Completing the picture of Building Blocks for Data Interoperability, FIWARE brings components which provide the means for tracing and tracking in the process of data provision and data consumption/use. It provides the basis for a number of important functions, from identification of the provenance of data to audit-proof logging of NGSI-v2 transactions. For those Data Spaces with strong requirements on transparency and certification, FIWARE brings components (i.e., Canis Major) that ease recording of transaction logs into different Distributed Ledgers / Blockchains.
Regarding data value creation building blocks, FIWARE Business Application Ecosystem (BAE) components enable creation of Marketplace services which participants in Data Spaces can rely on for publishing their offerings around data assets they own.
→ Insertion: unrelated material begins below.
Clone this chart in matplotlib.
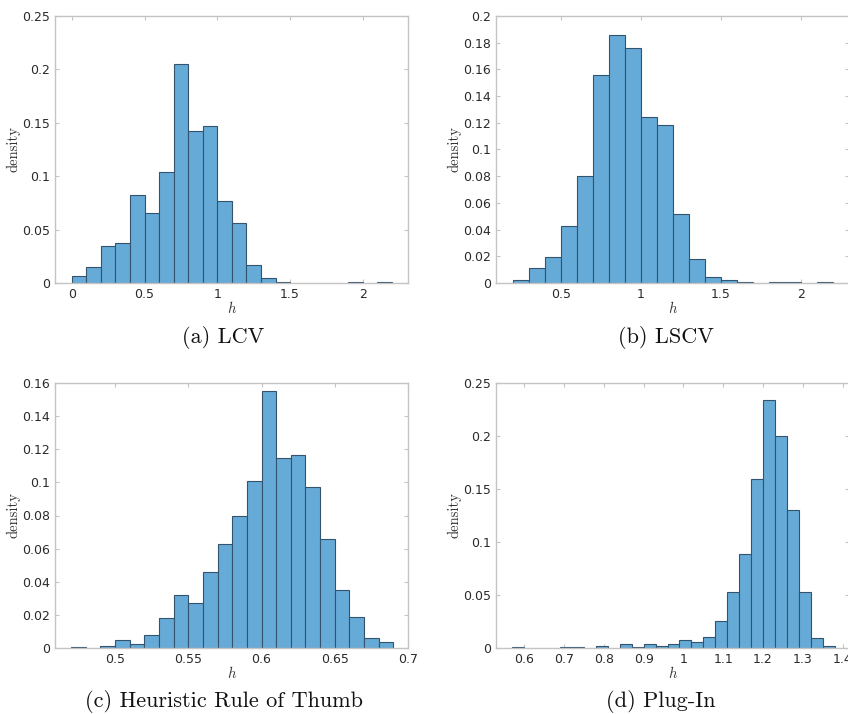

FIWARE also comprises components for publication of data resources linked to data assets around which offerings are managed through the FIWARE Data Marketplace. For this purpose, they have the Idra publication platform and an extended version of the CKAN open data platform, which is an open data publication platform widely adopted in the market. These extensions support enhanced data management capabilities and integration with FIWARE technologies. CKAN is not limited to list data resources linked to static files as part of its catalogue but also data resources linked to NGSI-v2 requests served by Context Broker components deployed in a Data Space. This brings the ability to discover data resources relying on DCAT capabilities for publication platforms support.